E’ sulla base di queste premesse che intervengono i drammatici episodi di Hiroshima e Nagasaki.
Alle 8 e un quarto del 6 agosto 1945 il cielo era limpido quando Little Boy, dal soprannome di Roosevelt, fu lanciata su Hiroshima, con un paracadute, da un bombardiere B-29, Enola Gay. L’ordigno, lungo tre metri, pesava 3.600 chili; uranio 235, potenza di 12,5 kiloton di tritolo. Quando esplose, a 580 metri dal suolo, la temperatura della sfera di fuoco che si formò, 100 metri di diametro, era di 1800 gradi all’esterno e di 300.000 al suo centro. Provocò subito la morte di circa 140.000 persone; altri, i bambini pika, i “figli del lampo”, nacquero con malformazioni negli anni successivi. Mentre i feriti vagavano, in uno scenario spettrale, ciechi, con pupille, iridi e cornee bruciate, vomitando sangue, braccia e schiena una massa di vesciche.
Il 9 agosto 1945, stessa cosa a Nagasaki, il bombardiere B-29, questa volta denominato Bock’s Car, con il carico della seconda bomba, al plutonio, Fat Man, ossia “ciccione”; 74 mila morti all’istante e un’eredità di danni radioattivi che proseguirono per decenni.
Ovviamente, secondo la logica dell’utilizzazione multipla di un’unica azione, la bomba atomica è servita a questo ma anche ad altro. A segnare una supremazia Usa, dando un messaggio al mondo, in particolare all’Unione Sovietica, alleata contro il nazifascismo, destinata ad ingaggiare con gli Usa, all’indomani del secondo conflitto mondiale, una competizione segnata dalla divisione del mondo in due blocchi contrapposti.
Allo stesso tempo, col senno di poi, qualcuno ha pensato che l’utilizzo dell’atomica contro il Giappone, mettendo in evidenza il suo micidiale carattere distruttivo, abbia contribuito a consegnare all’umanità un nuovo dispositivo, quello della deterrenza, meritevole di un approfondimento sia sotto il profilo logico sia sotto il profilo etico. Dimostrando, tangibilmente, ciò che non bisogna fare, ciò che bisogna evitare.

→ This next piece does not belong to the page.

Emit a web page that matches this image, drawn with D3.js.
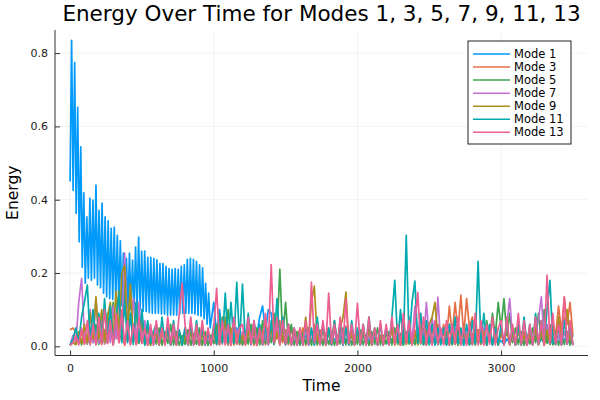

La bomba, più di tante predicazioni, da quei due terribili giorni del 6 e del 9 agosto 1945, sui cieli di Hiroshima e Nagasaki, nella carne martoriata del popolo giapponese, ha agito come un presupposto, per quanto paradossale, di pace. Attivando il senso di una responsabilità più ponderata quando le grandi potenze, nei decenni successivi, sono state ad un passo dall’utilizzarla. Contribuendo a sospendere la prospettiva della guerra dal suolo europeo dopo secoli di sangue. Conferendo al conflitto, la cui azione è proseguita incessantemente nel mondo, anche dopo la seconda guerra mondiale, un orizzonte territoriale delimitato.
La bomba, come ogni arma, ma specialmente quella atomica, serve, se serve, non per essere usata, anzi comporta un’ulteriore solidarietà diacronica verso chi verrà, sollecitando azioni capaci di rafforzare la coscienza del pericolo, rendendo più motivato e urgente il progetto di una progressiva riduzione degli arsenali. Sostenibilità del pianeta significa anche questo. Convivenza, cooperazione, pace. Specie dopo i massacri del “peggior secolo nella storia dell’umanità”, almeno nella sua prima parte, tragedie di Hiroshima e Nagasaki comprese.